Author(s): Suchy J, Lee S, Ahmed A, Shea TB
Abstract Share this page
Abstract The full range of causative factors in Amyotrophic lateral sclerosis (ALS) remains elusive, but oxidative stress is recognized as a contributing factor. Mutations in Cu/Zn superoxide dismutase 1 (SOD-1), associated with familial ALS, promote widespread oxidative damage. Mice-expressing G93A mutant human SOD-1 mice display multiple pathological changes characteristic of ALS and are therefore useful for therapeutic development. Dietary supplementation with S-adenosyl methionine (SAM) has provided multiple neuroprotective effects in mouse models of age-related cognitive pathology.
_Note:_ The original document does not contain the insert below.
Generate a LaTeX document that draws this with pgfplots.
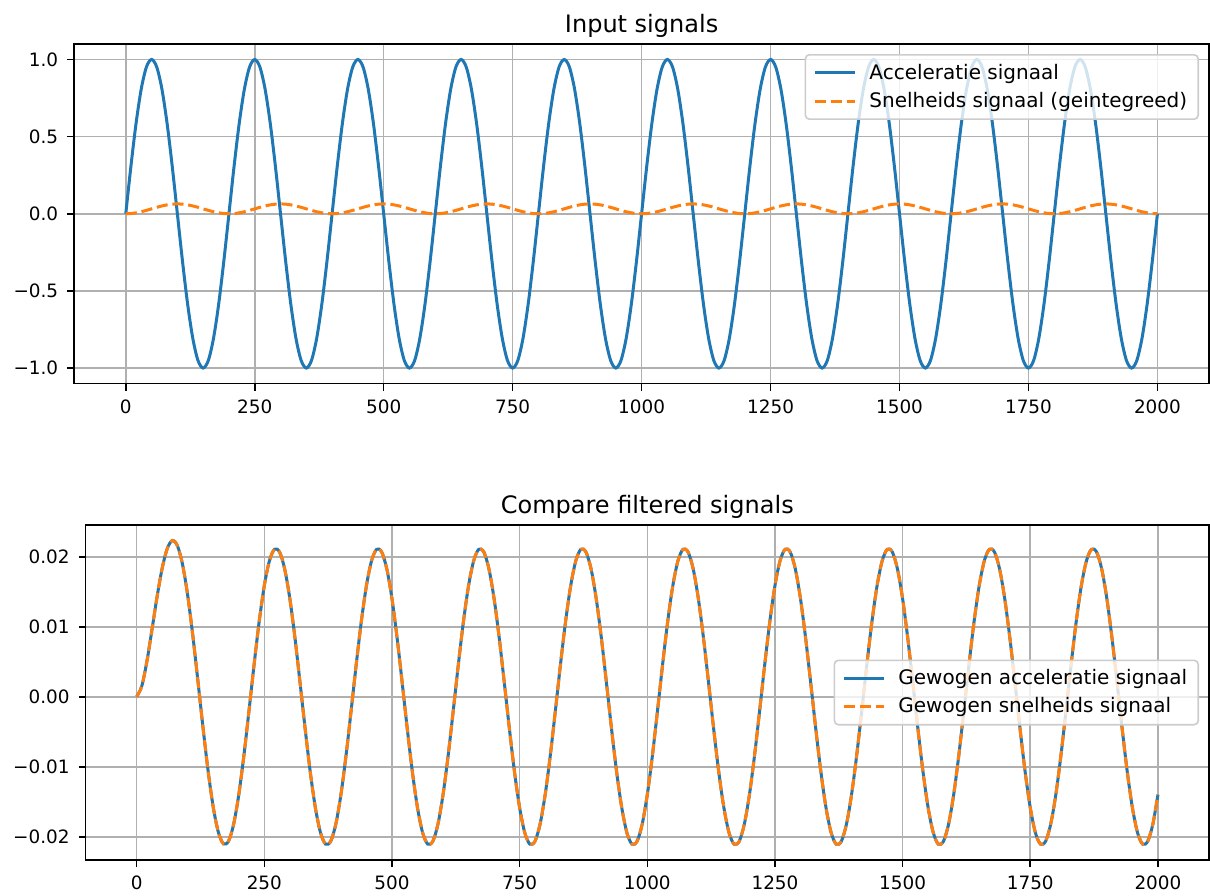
\documentclass[border=0pt]{standalone}
\usepackage{fontspec}
\setmainfont{DejaVu Sans}
\usepackage{pgfplots}
\usepackage{pgfplotstable}
\pgfplotsset{compat=1.18}
\definecolor{C0}{HTML}{1F77B4}
\definecolor{C1}{HTML}{FF7F0E}
\definecolor{gridgray}{HTML}{B0B0B0}

\pgfplotstableread{
x a v
0 0 0
10 0.30902 0.001558
20 0.58779 0.006079
30 0.80902 0.013121
40 0.95106 0.021994
50 1 0.031830
60 0.95106 0.041666
70 0.80902 0.050539
80 0.58779 0.057581
90 0.30902 0.062102
100 0 0.063660
110 -0.30902 0.062102
120 -0.58779 0.057581
130 -0.80902 0.050539
140 -0.95106 0.041666
150 -1 0.031830
160 -0.95106 0.021994
170 -0.80902 0.013121
180 -0.58779 0.006079
190 -0.30902 0.001558
200 0 0
210 0.30902 0.001558
220 0.58779 0.006079
230 0.80902 0.013121
240 0.95106 0.021994
250 1 0.031830
260 0.95106 0.041666
270 0.80902 0.050539
280 0.58779 0.057581
290 0.30902 0.062102
300 0 0.063660
310 -0.30902 0.062102
320 -0.58779 0.057581
330 -0.80902 0.050539
340 -0.95106 0.041666
350 -1 0.031830
360 -0.95106 0.021994
370 -0.80902 0.013121
380 -0.58779 0.006079
390 -0.30902 0.001558
400 0 0
410 0.30902 0.001558
420 0.58779 0.006079
430 0.80902 0.013121
440 0.95106 0.021994
450 1 0.031830
460 0.95106 0.041666
470 0.80902 0.050539
480 0.58779 0.057581
490 0.30902 0.062102
500 0 0.063660
510 -0.30902 0.062102
520 -0.58779 0.057581
530 -0.80902 0.050539
540 -0.95106 0.041666
550 -1 0.031830
560 -0.95106 0.021994
570 -0.80902 0.013121
580 -0.58779 0.006079
590 -0.30902 0.001558
600 0 0
610 0.30902 0.001558
620 0.58779 0.006079
630 0.80902 0.013121
640 0.95106 0.021994
650 1 0.031830
660 0.95106 0.041666
670 0.80902 0.050539
680 0.58779 0.057581
690 0.30902 0.062102
700 0 0.063660
710 -0.30902 0.062102
720 -0.58779 0.057581
730 -0.80902 0.050539
740 -0.95106 0.041666
750 -1 0.031830
760 -0.95106 0.021994
770 -0.80902 0.013121
780 -0.58779 0.006079
790 -0.30902 0.001558
800 0 0
810 0.30902 0.001558
820 0.58779 0.006079
830 0.80902 0.013121
840 0.95106 0.021994
850 1 0.031830
860 0.95106 0.041666
870 0.80902 0.050539
880 0.58779 0.057581
890 0.30902 0.062102
900 0 0.063660
910 -0.30902 0.062102
920 -0.58779 0.057581
930 -0.80902 0.050539
940 -0.95106 0.041666
950 -1 0.031830
960 -0.95106 0.021994
970 -0.80902 0.013121
980 -0.58779 0.006079
990 -0.30902 0.001558
1000 0 0
1010 0.30902 0.001558
1020 0.58779 0.006079
1030 0.80902 0.013121
1040 0.95106 0.021994
1050 1 0.031830
1060 0.95106 0.041666
1070 0.80902 0.050539
1080 0.58779 0.057581
1090 0.30902 0.062102
1100 0 0.063660
1110 -0.30902 0.062102
1120 -0.58779 0.057581
1130 -0.80902 0.050539
1140 -0.95106 0.041666
1150 -1 0.031830
1160 -0.95106 0.021994
1170 -0.80902 0.013121
1180 -0.58779 0.006079
1190 -0.30902 0.001558
1200 0 0
1210 0.30902 0.001558
1220 0.58779 0.006079
1230 0.80902 0.013121
1240 0.95106 0.021994
1250 1 0.031830
1260 0.95106 0.041666
1270 0.80902 0.050539
1280 0.58779 0.057581
1290 0.30902 0.062102
1300 0 0.063660
1310 -0.30902 0.062102
1320 -0.58779 0.057581
1330 -0.80902 0.050539
1340 -0.95106 0.041666
1350 -1 0.031830
1360 -0.95106 0.021994
1370 -0.80902 0.013121
1380 -0.58779 0.006079
1390 -0.30902 0.001558
1400 0 0
1410 0.30902 0.001558
1420 0.58779 0.006079
1430 0.80902 0.013121
1440 0.95106 0.021994
1450 1 0.031830
1460 0.95106 0.041666
1470 0.80902 0.050539
1480 0.58779 0.057581
1490 0.30902 0.062102
1500 0 0.063660
1510 -0.30902 0.062102
1520 -0.58779 0.057581
1530 -0.80902 0.050539
1540 -0.95106 0.041666
1550 -1 0.031830
1560 -0.95106 0.021994
1570 -0.80902 0.013121
1580 -0.58779 0.006079
1590 -0.30902 0.001558
1600 0 0
1610 0.30902 0.001558
1620 0.58779 0.006079
1630 0.80902 0.013121
1640 0.95106 0.021994
1650 1 0.031830
1660 0.95106 0.041666
1670 0.80902 0.050539
1680 0.58779 0.057581
1690 0.30902 0.062102
1700 0 0.063660
1710 -0.30902 0.062102
1720 -0.58779 0.057581
1730 -0.80902 0.050539
1740 -0.95106 0.041666
1750 -1 0.031830
1760 -0.95106 0.021994
1770 -0.80902 0.013121
1780 -0.58779 0.006079
1790 -0.30902 0.001558
1800 0 0
1810 0.30902 0.001558
1820 0.58779 0.006079
1830 0.80902 0.013121
1840 0.95106 0.021994
1850 1 0.031830
1860 0.95106 0.041666
1870 0.80902 0.050539
1880 0.58779 0.057581
1890 0.30902 0.062102
1900 0 0.063660
1910 -0.30902 0.062102
1920 -0.58779 0.057581
1930 -0.80902 0.050539
1940 -0.95106 0.041666
1950 -1 0.031830
1960 -0.95106 0.021994
1970 -0.80902 0.013121
1980 -0.58779 0.006079
1990 -0.30902 0.001558
2000 0 0
}\topdata

\pgfplotstableread{
x w
0 0
10 0.001508
20 0.005030
30 0.009589
40 0.014294
50 0.018367
60 0.021188
70 0.022318
80 0.021538
90 0.018841
100 0.014438
110 0.008719
120 0.002214
130 -0.004458
140 -0.010659
150 -0.015793
160 -0.019364
170 -0.021026
180 -0.020623
190 -0.018193
200 -0.013993
210 -0.008404
220 -0.001991
230 0.004616
240 0.010771
250 0.015872
260 0.019420
270 0.021066
280 0.020651
290 0.018213
300 0.013993
310 0.008404
320 0.001991
330 -0.004616
340 -0.010771
350 -0.015872
360 -0.019420
370 -0.021066
380 -0.020651
390 -0.018213
400 -0.013993
410 -0.008404
420 -0.001991
430 0.004616
440 0.010771
450 0.015872
460 0.019420
470 0.021066
480 0.020651
490 0.018213
500 0.013993
510 0.008404
520 0.001991
530 -0.004616
540 -0.010771
550 -0.015872
560 -0.019420
570 -0.021066
580 -0.020651
590 -0.018213
600 -0.013993
610 -0.008404
620 -0.001991
630 0.004616
640 0.010771
650 0.015872
660 0.019420
670 0.021066
680 0.020651
690 0.018213
700 0.013993
710 0.008404
720 0.001991
730 -0.004616
740 -0.010771
750 -0.015872
760 -0.019420
770 -0.021066
780 -0.020651
790 -0.018213
800 -0.013993
810 -0.008404
820 -0.001991
830 0.004616
840 0.010771
850 0.015872
860 0.019420
870 0.021066
880 0.020651
890 0.018213
900 0.013993
910 0.008404
920 0.001991
930 -0.004616
940 -0.010771
950 -0.015872
960 -0.019420
970 -0.021066
980 -0.020651
990 -0.018213
1000 -0.013993
1010 -0.008404
1020 -0.001991
1030 0.004616
1040 0.010771
1050 0.015872
1060 0.019420
1070 0.021066
1080 0.020651
1090 0.018213
1100 0.013993
1110 0.008404
1120 0.001991
1130 -0.004616
1140 -0.010771
1150 -0.015872
1160 -0.019420
1170 -0.021066
1180 -0.020651
1190 -0.018213
1200 -0.013993
1210 -0.008404
1220 -0.001991
1230 0.004616
1240 0.010771
1250 0.015872
1260 0.019420
1270 0.021066
1280 0.020651
1290 0.018213
1300 0.013993
1310 0.008404
1320 0.001991
1330 -0.004616
1340 -0.010771
1350 -0.015872
1360 -0.019420
1370 -0.021066
1380 -0.020651
1390 -0.018213
1400 -0.013993
1410 -0.008404
1420 -0.001991
1430 0.004616
1440 0.010771
1450 0.015872
1460 0.019420
1470 0.021066
1480 0.020651
1490 0.018213
1500 0.013993
1510 0.008404
1520 0.001991
1530 -0.004616
1540 -0.010771
1550 -0.015872
1560 -0.019420
1570 -0.021066
1580 -0.020651
1590 -0.018213
1600 -0.013993
1610 -0.008404
1620 -0.001991
1630 0.004616
1640 0.010771
1650 0.015872
1660 0.019420
1670 0.021066
1680 0.020651
1690 0.018213
1700 0.013993
1710 0.008404
1720 0.001991
1730 -0.004616
1740 -0.010771
1750 -0.015872
1760 -0.019420
1770 -0.021066
1780 -0.020651
1790 -0.018213
1800 -0.013993
1810 -0.008404
1820 -0.001991
1830 0.004616
1840 0.010771
1850 0.015872
1860 0.019420
1870 0.021066
1880 0.020651
1890 0.018213
1900 0.013993
1910 0.008404
1920 0.001991
1930 -0.004616
1940 -0.010771
1950 -0.015872
1960 -0.019420
1970 -0.021066
1980 -0.020651
1990 -0.018213
2000 -0.013993
}\botdata

\pgfplotsset{
  every axis title/.style={at={(0.5,1)}, anchor=base, yshift=6pt, inner sep=0pt, font=\fontsize{12}{14}\selectfont},
  mplstyle/.style={
    scale only axis,
    anchor=north west,
    xmin=-100, xmax=2100,
    xtick={0,250,500,750,1000,1250,1500,1750,2000},
    xticklabels={0,250,500,750,1000,1250,1500,1750,2000},
    scaled x ticks=false, scaled y ticks=false,
    tick align=outside,
    tick pos=left,
    major tick length=3.5pt,
    every tick/.style={black, line width=0.8pt},
    axis line style={black, line width=0.8pt},
    grid=major,
    major grid style={gridgray, line width=0.8pt},
    ticklabel style={font=\fontsize{9.2}{11}\selectfont, text=black},
    xticklabel style={anchor=north, inner sep=0pt, yshift=-4.3pt},
    yticklabel style={anchor=east, inner sep=0pt, xshift=-4.3pt},
    legend cell align=left,
    legend image code/.code={\draw[#1] (0pt,0pt) -- (20pt,0pt);},
    legend style={draw=black!20, line width=0.8pt, rounded corners=2pt, fill=white, fill opacity=0.8, text opacity=1,
      font=\fontsize{10}{12}\selectfont, inner xsep=4pt, inner ysep=3pt, row sep=2pt,
      nodes={inner sep=1.5pt},
      /tikz/every odd column/.append style={column sep=5pt}},
  }
}

\begin{document}
\begin{tikzpicture}
\useasboundingbox (0,0) rectangle (605pt,-447.5pt);
\begin{axis}[mplstyle,
  at={(37.1pt,-22pt)}, width=567.4pt, height=169.75pt,
  ymin=-1.1, ymax=1.1,
  ytick={-1,-0.5,0,0.5,1},
  yticklabels={−1.0,−0.5,0.0,0.5,1.0},
  title={Input signals},
  legend style={at={(1,1)}, anchor=north east, xshift=-5pt, yshift=-5pt},
]
\addplot[C0, line width=1.5pt, smooth] table[x=x, y=a] {\topdata};
\addlegendentry{Acceleratie signaal}
\addplot[C1, line width=1.5pt, smooth, dash pattern=on 5.55pt off 2.4pt] table[x=x, y=v] {\topdata};
\addlegendentry{Snelheids signaal (geintegreed)}
\end{axis}

\begin{axis}[mplstyle,
  at={(42.8pt,-262.5pt)}, width=561.7pt, height=167.5pt,
  ymin=-0.02333, ymax=0.02453,
  ytick={-0.02,-0.01,0,0.01,0.02},
  yticklabels={−0.02,−0.01,0.00,0.01,0.02},
  title={Compare filtered signals},
  legend style={at={(1,0.5)}, anchor=east, xshift=-5pt},
]
\addplot[C0, line width=1.5pt, smooth] table[x=x, y=w] {\botdata};
\addlegendentry{Gewogen acceleratie signaal}
\addplot[C1, line width=1.5pt, smooth, dash pattern=on 5.55pt off 2.4pt] table[x=x, y=w] {\botdata};
\addlegendentry{Gewogen snelheids signaal}
\end{axis}
\end{tikzpicture}
\end{document}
We examined herein whether SAM supplementation could affect the course of motor neuron pathology in mice-expressing mutant human SOD-1. SAM delayed disease onset by 2-3 weeks. SAM also delayed hallmarks of neurodegeneration in these mice and in ALS, including preventing loss of motor neurons, and reducing gliosis, SOD-1 aggregation, protein carbonylation, and induction of antioxidant activity. SAM did not increase survival time. These preliminary findings, using a single concentration of SAM, suggest that SAM supplementation maybe useful as part of a comprehensive therapeutic approach for ALS.